For apparel, students take on screen-printing and embroidery for items like t-shirts, polos, and hats.
“And then we also do personalized products,” Townsend said.
“So, laser-engraved products — we do a decent amount of tumblers, custom drinkware, keychains, other custom items like plaques and awards, things of that nature.”
The new space was “built from the ground up” for Eagle Manufacturing.
“The layout, all the electrical, all the HVAC, everything is designed specifically for our purpose,” he said.
“In our old space, it was designed as a shop space — traditional technology education, career tech education, lab space. For the most part, it worked really well, but as we grew, we didn’t have enough space in a singular room, so we ended up being in four to five rooms at once.”
Townsend said the physical separation of those rooms made things like writing procedures and supervising the students difficult to do well.
The renovation of the new space came along fairly quickly, Townsend said.
“John (Lechleiter) came in and toured with our students and decided he wanted to help us grow,” Townsend said.
“He and his wife and their foundation were generous enough to fund this, which is incredible. We are eternally grateful to them for allowing us to make our dreams a reality.”
Townsend described Eagle Manufacturing’s dreams to be providing a way for students at the high school level to be put into real-world learning and work environments, where they can develop and implement employability skills.
“Those employability skills — things like problem solving, positive attitude, work ethic, going above and beyond, all of those things that any employer is dying to have in their employees — are the things that Eagle Manufacturing was created to help develop in our students,” Townsend said.
“The program literally exists for that reason — for kids to have an environment that they can learn and build those skills in, because its hard to ‘teach’ those skills — you can’t tell somebody to have a good work ethic, you can’t tell somebody to have a positive attitude — you have to put them in an environment where they can recognize a scenario, they can recognize certain things and implement them, actually do them in the real-world.”
Looking forward, Townsend said the program now has the space to get more students involved, which was one of the biggest goals of the expansion in the first place.
He added that students have to create and submit resumes, then go through an interview process to join Eagle Manufacturing.
“Yes, we are a student-run business,” Townsend said.
“Yes, our jobs are ‘profitable.’ But, all of that income that comes from those jobs, outside our costs — materials costs, maintenance and upkeep, and new equipment and all that — everything outside of that is reinvested back into Eagle Manufacturing, to provide more opportunities to our students.”
Those opportunities include bring students to conferences across the country, where they represent the school, the business and their clients.
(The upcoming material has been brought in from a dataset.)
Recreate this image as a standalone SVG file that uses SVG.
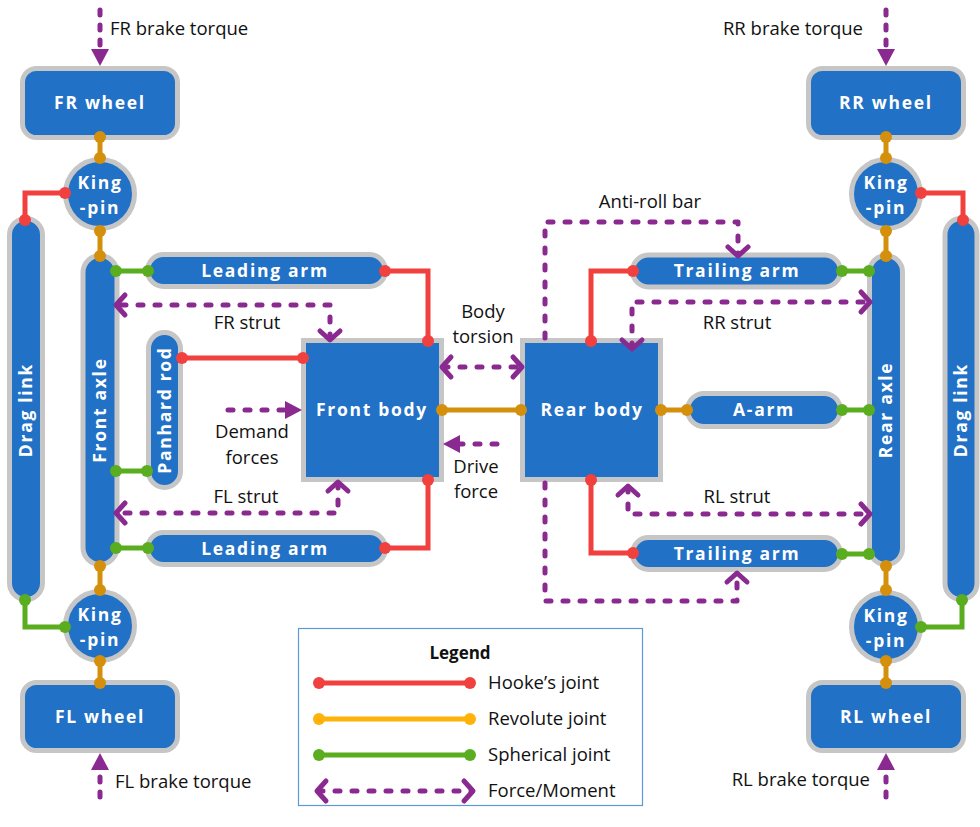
<svg xmlns="http://www.w3.org/2000/svg" width="980" height="827" viewBox="0 0 980 827">
<defs>
<style>
.node{fill:#2171c7;stroke:#c6c6c6;stroke-width:5}
.nl{font-family:"Open Sans","DejaVu Sans",sans-serif;font-weight:bold;font-size:17.5px;fill:#fff;text-anchor:middle;letter-spacing:1.7px}
.lbl{font-family:"Open Sans","DejaVu Sans",sans-serif;font-size:18.5px;fill:#111}
.c{text-anchor:middle}
.red{stroke:#f0413f;stroke-width:5;fill:none}
.ora{stroke:#d4900c;stroke-width:5;fill:none}
.grn{stroke:#59ad1f;stroke-width:5;fill:none}
.dr{fill:#f0413f}.do{fill:#d4900c}.dg{fill:#59ad1f}
.f{stroke:#8a2a90;stroke-width:5;fill:none;stroke-dasharray:5 12;stroke-linecap:round;stroke-linejoin:round}
</style>
<marker id="chev" markerUnits="userSpaceOnUse" viewBox="-14 -14 20 28" refX="-2" refY="0" markerWidth="20" markerHeight="28" orient="auto-start-reverse">
<path d="M-10,-10 L-1,0 L-10,10" fill="none" stroke="#8a2a90" stroke-width="5" stroke-linecap="round" stroke-linejoin="round"/>
</marker>
<marker id="tri" markerUnits="userSpaceOnUse" viewBox="-18 -10 20 20" refX="0" refY="0" markerWidth="20" markerHeight="20" orient="auto">
<path d="M-17,-9 L0,0 L-17,9 z" fill="#8a2a90"/>
</marker>
</defs>
<rect width="980" height="827" fill="#fff"/>

<g id="nodes">
<g id="fr-wheel"><rect class="node" x="22.5" y="68.5" width="155" height="69" rx="14"/><text class="nl" x="100" y="109">FR wheel</text></g>
<g id="rr-wheel"><rect class="node" x="808.5" y="68.5" width="155" height="69" rx="14"/><text class="nl" x="886" y="109">RR wheel</text></g>
<g id="fl-wheel"><rect class="node" x="22.5" y="682.5" width="155" height="68" rx="14"/><text class="nl" x="100" y="723">FL wheel</text></g>
<g id="rl-wheel"><rect class="node" x="808.5" y="682.5" width="155" height="68" rx="14"/><text class="nl" x="886" y="723">RL wheel</text></g>
<g id="fr-kingpin"><circle class="node" cx="100" cy="194" r="34.5"/><text class="nl" x="100" y="189">King</text><text class="nl" x="100" y="214">-pin</text></g>
<g id="rr-kingpin"><circle class="node" cx="886" cy="194" r="34.5"/><text class="nl" x="886" y="189">King</text><text class="nl" x="886" y="214">-pin</text></g>
<g id="fl-kingpin"><circle class="node" cx="100" cy="626" r="34.5"/><text class="nl" x="100" y="621">King</text><text class="nl" x="100" y="646">-pin</text></g>
<g id="rl-kingpin"><circle class="node" cx="886" cy="627" r="34.5"/><text class="nl" x="886" y="622">King</text><text class="nl" x="886" y="647">-pin</text></g>
<g id="drag-link-front"><rect class="node" x="9.5" y="218.5" width="33" height="381" rx="16.5"/><text class="nl" x="26" y="416" transform="rotate(-90 26 410)">Drag link</text></g>
<g id="drag-link-rear"><rect class="node" x="945" y="218.5" width="32" height="381" rx="16"/><text class="nl" x="961" y="416" transform="rotate(-90 961 410)">Drag link</text></g>
<g id="front-axle"><rect class="node" x="83" y="255.5" width="34" height="309" rx="17"/><text class="nl" x="100" y="416" transform="rotate(-90 100 410)">Front axle</text></g>
<g id="rear-axle"><rect class="node" x="869.5" y="255.5" width="33" height="309" rx="16.5"/><text class="nl" x="886" y="416" transform="rotate(-90 886 410)">Rear axle</text></g>
<g id="panhard-rod"><rect class="node" x="148.5" y="332.5" width="32" height="155" rx="16"/><text class="nl" x="164.5" y="416" transform="rotate(-90 164.5 410)">Panhard rod</text></g>
<g id="leading-arm-top"><rect class="node" x="147.5" y="254.5" width="238" height="32" rx="16"/><text class="nl" x="265" y="277">Leading arm</text></g>
<g id="leading-arm-bottom"><rect class="node" x="147.5" y="532.5" width="238" height="32" rx="16"/><text class="nl" x="265" y="555">Leading arm</text></g>
<g id="front-body"><rect class="node" x="303.5" y="340.5" width="138" height="139"/><text class="nl" x="372" y="416">Front body</text></g>
<g id="rear-body"><rect class="node" x="522.5" y="340.5" width="138" height="139"/><text class="nl" x="592" y="416">Rear body</text></g>
<g id="trailing-arm-top"><rect class="node" x="632.5" y="255" width="208" height="32" rx="16"/><text class="nl" x="737" y="277">Trailing arm</text></g>
<g id="a-arm"><rect class="node" x="687.5" y="393.5" width="153" height="33" rx="16.5"/><text class="nl" x="764" y="416">A-arm</text></g>
<g id="trailing-arm-bottom"><rect class="node" x="632.5" y="537.5" width="208" height="32" rx="16"/><text class="nl" x="737" y="559.5">Trailing arm</text></g>
</g>

<g id="connectors">
<path class="ora" d="M100,137V158M100,231V256M100,566V590M100,661V683M886,137V158M886,231V256M886,566V590M886,661V683M442,410H521M661,410H687"/>
<path class="red" d="M65,193H25V220M921,193H963V220M385,271H428V341M182,358H303M385,548H428V480M633,271H591V341M633,553H591V480"/>
<path class="grn" d="M116,271H148M116,471H147M116,548H148M25,600V627H65M962,600V627H921M842,271H869M842,410H869M842,554H869"/>
<g class="do">
<circle cx="100" cy="137" r="6"/><circle cx="100" cy="158" r="6"/><circle cx="100" cy="231" r="6"/><circle cx="100" cy="256" r="6"/>
<circle cx="100" cy="566" r="6"/><circle cx="100" cy="590" r="6"/><circle cx="100" cy="661" r="6"/><circle cx="100" cy="683" r="6"/>
<circle cx="886" cy="137" r="6"/><circle cx="886" cy="158" r="6"/><circle cx="886" cy="231" r="6"/><circle cx="886" cy="256" r="6"/>
<circle cx="886" cy="566" r="6"/><circle cx="886" cy="590" r="6"/><circle cx="886" cy="661" r="6"/><circle cx="886" cy="683" r="6"/>
<circle cx="442" cy="410" r="6"/><circle cx="521" cy="410" r="6"/><circle cx="661" cy="410" r="6"/><circle cx="687" cy="410" r="6"/>
</g>
<g class="dr">
<circle cx="65" cy="193" r="6"/><circle cx="25" cy="220" r="6"/><circle cx="921" cy="193" r="6"/><circle cx="963" cy="220" r="6"/>
<circle cx="385" cy="271" r="6"/><circle cx="428" cy="341" r="6"/><circle cx="182" cy="358" r="6"/><circle cx="303" cy="358" r="6"/>
<circle cx="385" cy="548" r="6"/><circle cx="428" cy="480" r="6"/><circle cx="633" cy="271" r="6"/><circle cx="591" cy="341" r="6"/>
<circle cx="633" cy="553" r="6"/><circle cx="591" cy="480" r="6"/>
</g>
<g class="dg">
<circle cx="116" cy="271" r="6"/><circle cx="148" cy="271" r="6"/><circle cx="116" cy="471" r="6"/><circle cx="147" cy="471" r="6"/>
<circle cx="116" cy="548" r="6"/><circle cx="148" cy="548" r="6"/><circle cx="25" cy="600" r="6"/><circle cx="65" cy="627" r="6"/>
<circle cx="962" cy="600" r="6"/><circle cx="921" cy="627" r="6"/><circle cx="842" cy="271" r="6"/><circle cx="869" cy="271" r="6"/>
<circle cx="842" cy="410" r="6"/><circle cx="869" cy="410" r="6"/><circle cx="842" cy="554" r="6"/><circle cx="869" cy="554" r="6"/>
</g>
</g>

<g id="forces">
<path class="f" d="M100,10V50" style="stroke-dasharray:5 10"/>
<path class="f" d="M100,10V66" style="stroke:none" marker-end="url(#tri)"/>
<path class="f" d="M886,10V50" style="stroke-dasharray:5 10"/>
<path class="f" d="M886,10V66" style="stroke:none" marker-end="url(#tri)"/>
<path class="f" d="M100,797V770" style="stroke-dasharray:5 10"/>
<path class="f" d="M100,797V753" style="stroke:none" marker-end="url(#tri)"/>
<path class="f" d="M886,797V770" style="stroke-dasharray:5 10"/>
<path class="f" d="M886,797V753" style="stroke:none" marker-end="url(#tri)"/>
<path class="f" d="M228,410H287"/>
<path class="f" d="M228,410H302" style="stroke:none" marker-end="url(#tri)"/>
<path class="f" d="M497,444H458"/>
<path class="f" d="M497,444H443" style="stroke:none" marker-end="url(#tri)"/>
<path class="f" d="M330,339V305H117" marker-start="url(#chev)" marker-end="url(#chev)"/>
<path class="f" d="M338,483V513H117" marker-start="url(#chev)" marker-end="url(#chev)"/>
<path class="f" d="M443,367H521" marker-start="url(#chev)" marker-end="url(#chev)"/>
<path class="f" d="M545,338V222H738V255" marker-end="url(#chev)"/>
<path class="f" d="M545,483V601H737V574" marker-end="url(#chev)"/>
<path class="f" d="M632,348V302H869" marker-start="url(#chev)" marker-end="url(#chev)"/>
<path class="f" d="M628,487V514H869" marker-start="url(#chev)" marker-end="url(#chev)"/>
</g>

<g id="labels">
<text class="lbl" x="110" y="35">FR brake torque</text>
<text class="lbl" x="863" y="35" text-anchor="end">RR brake torque</text>
<text class="lbl" x="115" y="788">FL brake torque</text>
<text class="lbl" x="870" y="786" text-anchor="end">RL brake torque</text>
<text class="lbl c" x="247" y="329">FR strut</text>
<text class="lbl c" x="246" y="503">FL strut</text>
<text class="lbl c" x="252" y="438">Demand</text>
<text class="lbl c" x="252" y="464">forces</text>
<text class="lbl c" x="483" y="318">Body</text>
<text class="lbl c" x="483" y="343">torsion</text>
<text class="lbl c" x="476" y="473">Drive</text>
<text class="lbl c" x="476" y="498">force</text>
<text class="lbl c" x="650" y="208">Anti-roll bar</text>
<text class="lbl c" x="737" y="329">RR strut</text>
<text class="lbl c" x="737" y="503">RL strut</text>
</g>

<g id="legend">
<rect x="298.5" y="628.5" width="344" height="177" fill="#fff" stroke="#5b9bd5" stroke-width="1.2"/>
<text x="460" y="659" style="font-family:'Open Sans','DejaVu Sans',sans-serif;font-weight:bold;font-size:17px;fill:#111" text-anchor="middle">Legend</text>
<path d="M319,683H470" stroke="#f0413f" stroke-width="5"/>
<circle cx="319" cy="683" r="6" fill="#f0413f"/><circle cx="470" cy="683" r="6" fill="#f0413f"/>
<path d="M319,719H470" stroke="#ffb20a" stroke-width="5"/>
<circle cx="319" cy="719" r="6" fill="#ffb20a"/><circle cx="470" cy="719" r="6" fill="#ffb20a"/>
<path d="M319,755H470" stroke="#59ad1f" stroke-width="5"/>
<circle cx="319" cy="755" r="6" fill="#59ad1f"/><circle cx="470" cy="755" r="6" fill="#59ad1f"/>
<path class="f" d="M318,791H472" marker-start="url(#chev)" marker-end="url(#chev)"/>
<text class="lbl" x="488" y="689">Hooke’s joint</text>
<text class="lbl" x="488" y="725">Revolute joint</text>
<text class="lbl" x="488" y="761">Spherical joint</text>
<text class="lbl" x="488" y="797">Force/Moment</text>
</g>
</svg>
A few recent conference locations include Chicago and San Antonio.
Townsend added that since Eagle Manufacturing is a real business, dealing with real customers and real money there are stakes involved. Those stakes are also a valuable learning opportunity to prepare students for whatever career they chose.
“If they scrap 300 shirts, we have to eat that cost,” he said.
“We go through and have to discuss the ramifications of that and what impacts that has. There are real stakes, and they have to work with others to solve those problems and figure out what caused them.”
Townsend summarized the purpose of Eagle Manufacturing as a way to give Brown County students a leg up.
“A leg up, so when they graduate, they are far away and beyond the vast majority of their peers,” he said.
“No matter what career, no matter what path they take after high school, the skills they are going to learn and develop in Eagle Manufacturing are going to apply no matter what they do.”